"""
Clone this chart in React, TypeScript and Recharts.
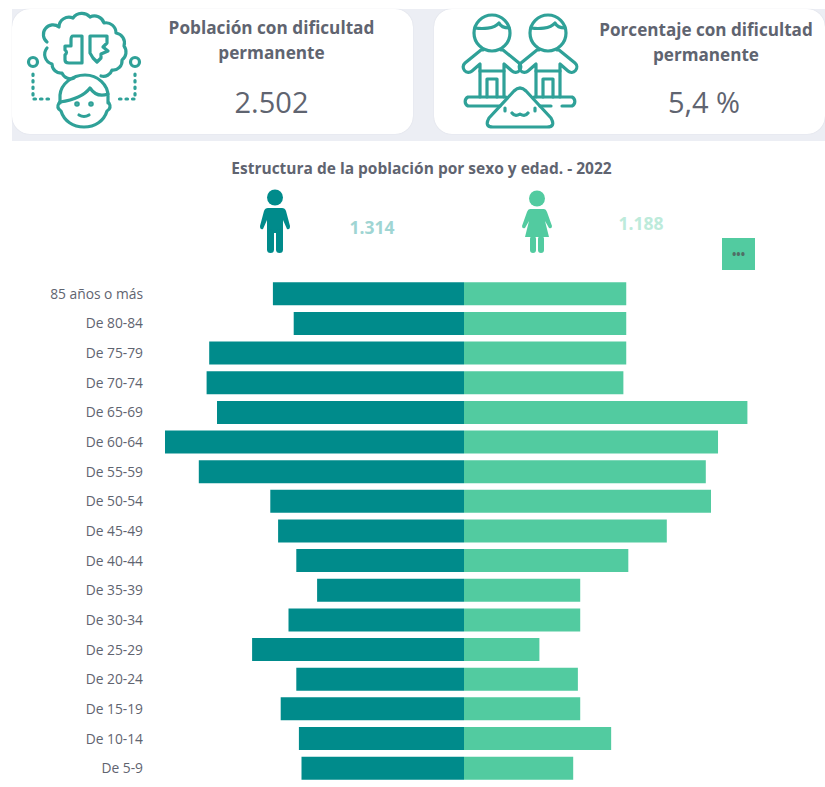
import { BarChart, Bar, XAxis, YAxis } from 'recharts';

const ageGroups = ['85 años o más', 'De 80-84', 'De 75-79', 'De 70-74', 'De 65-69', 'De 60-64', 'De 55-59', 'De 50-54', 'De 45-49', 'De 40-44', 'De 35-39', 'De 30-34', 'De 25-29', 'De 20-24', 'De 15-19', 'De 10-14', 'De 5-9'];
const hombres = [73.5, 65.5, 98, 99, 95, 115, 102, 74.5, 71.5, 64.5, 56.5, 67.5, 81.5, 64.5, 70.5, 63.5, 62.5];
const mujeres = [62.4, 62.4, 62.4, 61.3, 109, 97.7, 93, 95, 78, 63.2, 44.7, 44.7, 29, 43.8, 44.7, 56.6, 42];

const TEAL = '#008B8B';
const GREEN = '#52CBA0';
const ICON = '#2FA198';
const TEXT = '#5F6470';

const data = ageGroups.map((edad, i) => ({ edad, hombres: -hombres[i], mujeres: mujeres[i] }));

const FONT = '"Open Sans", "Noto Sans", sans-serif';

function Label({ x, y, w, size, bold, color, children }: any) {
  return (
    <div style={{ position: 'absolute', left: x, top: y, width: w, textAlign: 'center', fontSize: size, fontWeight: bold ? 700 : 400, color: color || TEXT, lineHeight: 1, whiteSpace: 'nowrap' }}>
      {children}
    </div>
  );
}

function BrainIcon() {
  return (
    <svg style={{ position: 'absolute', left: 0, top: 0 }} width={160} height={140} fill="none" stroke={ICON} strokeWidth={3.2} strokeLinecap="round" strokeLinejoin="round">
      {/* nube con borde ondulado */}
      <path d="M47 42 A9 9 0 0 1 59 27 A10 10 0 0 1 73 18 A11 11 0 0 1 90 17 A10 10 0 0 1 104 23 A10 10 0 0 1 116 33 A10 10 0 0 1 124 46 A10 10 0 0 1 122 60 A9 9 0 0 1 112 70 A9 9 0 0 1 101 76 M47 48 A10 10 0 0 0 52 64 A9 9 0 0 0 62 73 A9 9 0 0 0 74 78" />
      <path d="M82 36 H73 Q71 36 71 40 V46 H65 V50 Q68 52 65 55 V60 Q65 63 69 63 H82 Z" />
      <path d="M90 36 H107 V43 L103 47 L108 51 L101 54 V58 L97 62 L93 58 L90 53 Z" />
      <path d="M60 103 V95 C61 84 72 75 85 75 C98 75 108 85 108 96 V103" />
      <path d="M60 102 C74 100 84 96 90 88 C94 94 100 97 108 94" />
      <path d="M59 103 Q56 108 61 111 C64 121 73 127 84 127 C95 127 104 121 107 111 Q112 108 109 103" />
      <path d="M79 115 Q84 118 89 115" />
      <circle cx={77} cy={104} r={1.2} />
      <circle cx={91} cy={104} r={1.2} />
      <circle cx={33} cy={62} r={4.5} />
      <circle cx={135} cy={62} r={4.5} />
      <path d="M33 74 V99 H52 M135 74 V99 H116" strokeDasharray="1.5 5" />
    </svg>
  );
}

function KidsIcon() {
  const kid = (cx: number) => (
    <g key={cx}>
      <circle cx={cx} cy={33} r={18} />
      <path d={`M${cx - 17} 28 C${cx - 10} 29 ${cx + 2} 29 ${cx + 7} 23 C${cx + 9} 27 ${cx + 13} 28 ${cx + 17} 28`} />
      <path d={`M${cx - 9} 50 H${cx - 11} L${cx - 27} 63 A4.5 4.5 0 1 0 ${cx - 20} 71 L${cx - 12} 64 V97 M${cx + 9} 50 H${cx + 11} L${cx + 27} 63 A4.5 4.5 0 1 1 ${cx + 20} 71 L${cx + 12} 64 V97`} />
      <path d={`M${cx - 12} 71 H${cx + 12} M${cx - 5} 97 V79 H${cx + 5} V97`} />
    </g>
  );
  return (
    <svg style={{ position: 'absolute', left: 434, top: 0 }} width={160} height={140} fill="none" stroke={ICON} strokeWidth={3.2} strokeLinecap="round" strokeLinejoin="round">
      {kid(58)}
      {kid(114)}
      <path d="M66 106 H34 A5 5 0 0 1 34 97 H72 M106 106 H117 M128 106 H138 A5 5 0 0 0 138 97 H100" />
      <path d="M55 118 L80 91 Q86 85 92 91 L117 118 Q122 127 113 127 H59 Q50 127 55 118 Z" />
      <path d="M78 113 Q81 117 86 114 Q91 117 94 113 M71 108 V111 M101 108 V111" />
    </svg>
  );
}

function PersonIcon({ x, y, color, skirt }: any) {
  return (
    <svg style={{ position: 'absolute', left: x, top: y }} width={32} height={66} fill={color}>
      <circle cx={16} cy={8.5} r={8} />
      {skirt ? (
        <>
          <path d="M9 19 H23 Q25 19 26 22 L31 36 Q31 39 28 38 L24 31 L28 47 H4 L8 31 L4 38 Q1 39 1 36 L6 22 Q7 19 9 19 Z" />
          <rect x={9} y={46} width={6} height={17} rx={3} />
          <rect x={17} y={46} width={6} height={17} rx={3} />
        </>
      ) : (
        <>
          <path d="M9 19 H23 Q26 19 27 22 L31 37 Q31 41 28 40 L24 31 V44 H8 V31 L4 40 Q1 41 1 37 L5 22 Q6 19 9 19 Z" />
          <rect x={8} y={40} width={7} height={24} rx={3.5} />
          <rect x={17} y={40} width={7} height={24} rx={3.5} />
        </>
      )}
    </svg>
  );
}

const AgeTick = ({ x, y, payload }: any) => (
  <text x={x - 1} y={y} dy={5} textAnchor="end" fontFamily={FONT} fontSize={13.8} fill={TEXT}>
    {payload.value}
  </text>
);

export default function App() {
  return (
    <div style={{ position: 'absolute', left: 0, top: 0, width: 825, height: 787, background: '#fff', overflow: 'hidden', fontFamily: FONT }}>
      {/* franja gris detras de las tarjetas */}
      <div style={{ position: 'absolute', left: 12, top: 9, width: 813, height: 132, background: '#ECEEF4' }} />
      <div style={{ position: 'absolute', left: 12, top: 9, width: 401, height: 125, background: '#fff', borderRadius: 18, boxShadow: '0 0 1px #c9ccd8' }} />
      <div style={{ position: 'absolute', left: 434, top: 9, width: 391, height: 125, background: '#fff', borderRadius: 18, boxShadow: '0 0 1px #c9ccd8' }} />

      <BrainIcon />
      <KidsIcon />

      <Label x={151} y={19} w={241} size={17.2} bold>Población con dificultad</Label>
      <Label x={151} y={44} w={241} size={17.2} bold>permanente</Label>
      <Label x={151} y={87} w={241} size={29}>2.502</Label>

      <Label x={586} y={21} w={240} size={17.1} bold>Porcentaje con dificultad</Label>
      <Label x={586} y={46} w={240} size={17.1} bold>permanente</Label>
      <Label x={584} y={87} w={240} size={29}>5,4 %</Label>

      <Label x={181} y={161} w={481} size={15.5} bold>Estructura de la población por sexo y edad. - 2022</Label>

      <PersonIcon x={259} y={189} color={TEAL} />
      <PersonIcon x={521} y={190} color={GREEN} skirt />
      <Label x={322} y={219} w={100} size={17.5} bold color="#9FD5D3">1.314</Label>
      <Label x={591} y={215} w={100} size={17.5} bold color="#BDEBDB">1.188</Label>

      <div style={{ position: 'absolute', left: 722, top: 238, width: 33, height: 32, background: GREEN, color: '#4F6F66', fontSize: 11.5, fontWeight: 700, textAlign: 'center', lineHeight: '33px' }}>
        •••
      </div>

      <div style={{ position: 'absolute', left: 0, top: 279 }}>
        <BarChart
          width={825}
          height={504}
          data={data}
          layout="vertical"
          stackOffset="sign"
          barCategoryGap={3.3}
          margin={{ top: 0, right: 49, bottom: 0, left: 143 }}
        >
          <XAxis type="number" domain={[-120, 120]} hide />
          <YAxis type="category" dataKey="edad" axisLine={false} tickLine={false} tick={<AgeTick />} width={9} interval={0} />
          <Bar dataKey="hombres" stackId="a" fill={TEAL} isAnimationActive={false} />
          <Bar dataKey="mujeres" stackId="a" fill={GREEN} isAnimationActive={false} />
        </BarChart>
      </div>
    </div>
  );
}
"""
STATED TASK – Write out the lines from the start of the material to the line with "Bar, XAxis, YAxis", inclusive and exactly. Skip the pictures.

ANSWER TO THE TASK –
Clone this chart in React, TypeScript and Recharts.
import { BarChart, Bar, XAxis, YAxis } from 'recharts';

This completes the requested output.